Instructions to follow:
Return each line of the records with nothing changed, pictures excepted.

Data for this task:
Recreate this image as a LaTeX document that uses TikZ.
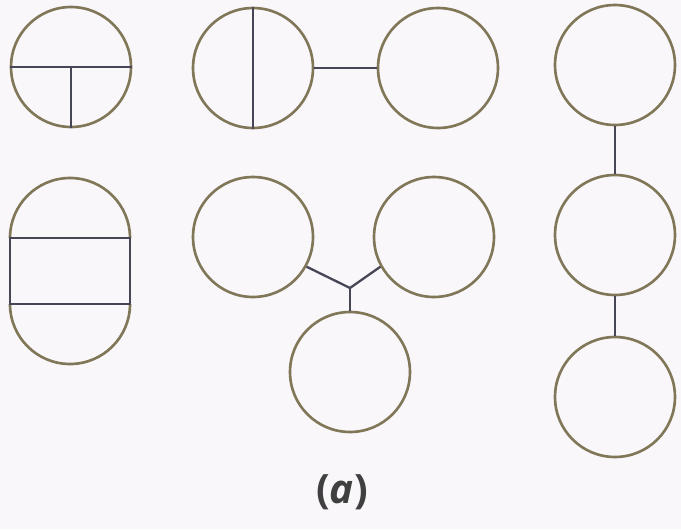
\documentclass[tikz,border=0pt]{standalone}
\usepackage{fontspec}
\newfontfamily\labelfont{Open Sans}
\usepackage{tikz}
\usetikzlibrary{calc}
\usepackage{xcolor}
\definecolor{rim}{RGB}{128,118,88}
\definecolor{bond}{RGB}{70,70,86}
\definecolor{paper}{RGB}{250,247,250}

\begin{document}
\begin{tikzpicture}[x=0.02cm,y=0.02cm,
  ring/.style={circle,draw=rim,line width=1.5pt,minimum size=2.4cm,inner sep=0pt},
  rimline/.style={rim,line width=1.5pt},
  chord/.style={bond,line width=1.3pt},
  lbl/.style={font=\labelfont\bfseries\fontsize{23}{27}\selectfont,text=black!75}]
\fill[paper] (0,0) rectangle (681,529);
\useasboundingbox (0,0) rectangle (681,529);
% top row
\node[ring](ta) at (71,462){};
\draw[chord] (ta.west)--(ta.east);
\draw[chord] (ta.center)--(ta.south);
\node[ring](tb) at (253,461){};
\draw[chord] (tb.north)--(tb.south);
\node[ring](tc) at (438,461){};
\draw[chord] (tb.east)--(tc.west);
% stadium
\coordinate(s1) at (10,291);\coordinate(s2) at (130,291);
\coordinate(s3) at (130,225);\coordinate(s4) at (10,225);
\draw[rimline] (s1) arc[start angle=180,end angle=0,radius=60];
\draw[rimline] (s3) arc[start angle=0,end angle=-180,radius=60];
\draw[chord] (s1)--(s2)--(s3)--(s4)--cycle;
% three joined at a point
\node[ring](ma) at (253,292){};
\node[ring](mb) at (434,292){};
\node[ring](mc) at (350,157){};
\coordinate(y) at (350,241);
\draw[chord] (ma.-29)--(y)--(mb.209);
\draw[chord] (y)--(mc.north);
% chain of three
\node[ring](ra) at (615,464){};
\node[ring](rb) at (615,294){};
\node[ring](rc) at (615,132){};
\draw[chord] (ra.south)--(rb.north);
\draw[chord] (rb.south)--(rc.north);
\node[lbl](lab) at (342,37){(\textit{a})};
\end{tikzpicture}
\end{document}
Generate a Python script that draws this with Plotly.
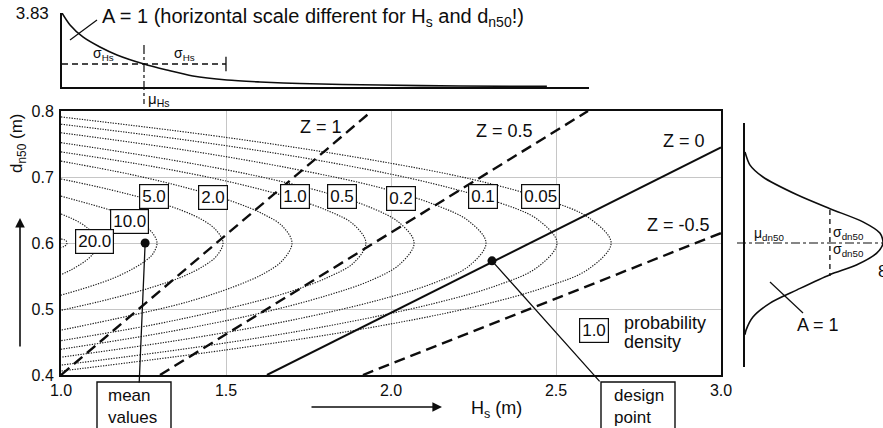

Correct answer:
Recreate this image as a LaTeX document that uses TikZ.
\documentclass[tikz,border=0pt]{standalone}
\usepackage{fontspec}
\newfontfamily\labelfont{Open Sans}
\usepackage{tikz}
\usetikzlibrary{calc}
\usepackage{xcolor}
\definecolor{rim}{RGB}{128,118,88}
\definecolor{bond}{RGB}{70,70,86}
\definecolor{paper}{RGB}{250,247,250}

\begin{document}
\begin{tikzpicture}[x=0.02cm,y=0.02cm,
  ring/.style={circle,draw=rim,line width=1.5pt,minimum size=2.4cm,inner sep=0pt},
  rimline/.style={rim,line width=1.5pt},
  chord/.style={bond,line width=1.3pt},
  lbl/.style={font=\labelfont\bfseries\fontsize{23}{27}\selectfont,text=black!75}]
\fill[paper] (0,0) rectangle (681,529);
\useasboundingbox (0,0) rectangle (681,529);
% top row
\node[ring](ta) at (71,462){};
\draw[chord] (ta.west)--(ta.east);
\draw[chord] (ta.center)--(ta.south);
\node[ring](tb) at (253,461){};
\draw[chord] (tb.north)--(tb.south);
\node[ring](tc) at (438,461){};
\draw[chord] (tb.east)--(tc.west);
% stadium
\coordinate(s1) at (10,291);\coordinate(s2) at (130,291);
\coordinate(s3) at (130,225);\coordinate(s4) at (10,225);
\draw[rimline] (s1) arc[start angle=180,end angle=0,radius=60];
\draw[rimline] (s3) arc[start angle=0,end angle=-180,radius=60];
\draw[chord] (s1)--(s2)--(s3)--(s4)--cycle;
% three joined at a point
\node[ring](ma) at (253,292){};
\node[ring](mb) at (434,292){};
\node[ring](mc) at (350,157){};
\coordinate(y) at (350,241);
\draw[chord] (ma.-29)--(y)--(mb.209);
\draw[chord] (y)--(mc.north);
% chain of three
\node[ring](ra) at (615,464){};
\node[ring](rb) at (615,294){};
\node[ring](rc) at (615,132){};
\draw[chord] (ra.south)--(rb.north);
\draw[chord] (rb.south)--(rc.north);
\node[lbl](lab) at (342,37){(\textit{a})};
\end{tikzpicture}
\end{document}
Generate a Python script that draws this with Plotly.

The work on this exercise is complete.